The hooded crow, or hoodie as it's know in Scotland, has a wide distribution across northern and eastern Europe and, in the British Isles, is largely confined to Scotland and Ireland. The hooded crow (Corvus cornix) is closely related to the carrion crow (Corvus corone) but they are different species and have separate geographical distributions, though the two populations interbreed where they meet.

This morning I sat and watched a pair of hoodies near the jetty. One stood on a rock doing nothing except follow the other's every movement. It didn't seem to be acting as a lookout because it allowed me to approach quite close without reacting.

The other was working its way across the weed-covered rocks and wet mud of low tide, carefully turning over each piece of loose seaweed and feasting on what it found.

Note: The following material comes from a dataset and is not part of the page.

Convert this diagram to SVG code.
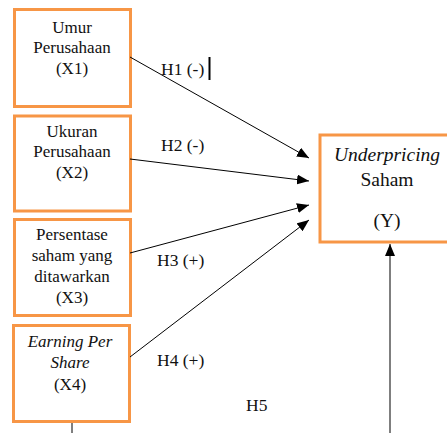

The great advantage hoodies have is that they are intelligent, opportunistic, and willing to eat almost anything. They're disliked by the crofters because they, along with the ravens, will attack weakened stock, for example pecking out the eyes of newborn lambs. Despite their success, they are in a state of almost constant warfare with the ravens, of which there seem to be more and more each year, and the buzzards, who seem to be losing their battle with the corvids.

When I stood up to go, the second hoodie turned towards me. It may be a trick of the camera, but she seemed to have the most stunning blue eyes. No wonder her mate was watching her with such open admiration.

1 comment:

  1. I love seeing the hoodies when I come to Scotland - it's always been a family holiday thing of "Who can spot the first hoodie!" when we are travelling up.

    I know they are the same family as carrion crows, but they seem to behave quite differently, being far less solitary than crows.